Facts and Events
Sir Edward Wortley Montagu (8 February 1678 – 22 January 1761) was British Ambassador to the Ottoman Empire, husband of the writer Lady Mary Wortley Montagu and father of the writer and traveller Edward Wortley Montagu.
Son of Sidney Wortley Montagu and grandson of Edward Montagu, 1st Earl of Sandwich, a Cambridge graduate and lawyer, Wortley Montagu was educated at Westminster School, Trinity College, Cambridge (1693) and trained in the law at the Middle Temple (1693), was called to the bar in 1699 and entered the Inner Temple in 1706.

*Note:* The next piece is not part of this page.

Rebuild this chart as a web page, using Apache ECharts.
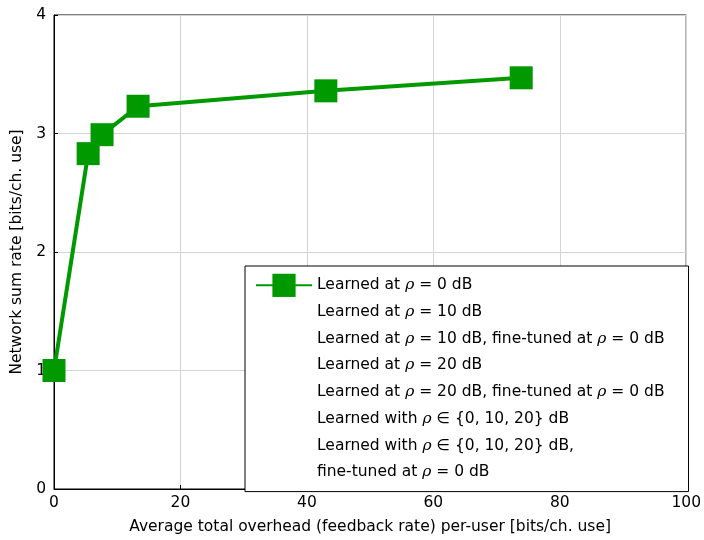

He was best known for his correspondence with, seduction of, and elopement with the aristocratic writer, Mary, daughter of Evelyn Pierrepont, 1st Duke of Kingston-upon-Hull. They married in 1712. He succeeded his father in 1727, inheriting Wortley Hall.
Montagu himself was a prominent Whig politician, and was MP for Huntingdon before eventually becoming a Lord Commissioner of the Treasury from 1714 to 1715 and Ambassador to the Ottoman Porte in Constantinople from 1716 to 1718. As Ambassador, he was charged with pursuing the ongoing negotiations between the Ottomans and the Habsburg Empire. Upon his return from Constantinople, he fell out with the Whig hierarchy, but remained a Member of Parliament for Huntingdon (1722–1734) and Peterborough (1734 until his death in 1761).
He left a large fortune to his daughter Mary, having in 1755 cut off his son Edward with a small allowance. Mary married the future Prime Minister, John Stuart, 3rd Earl of Bute. Sir Edward had bought and rebuilt Wortley Hall, near Barnsley in South Yorkshire, which also passed to his daughter.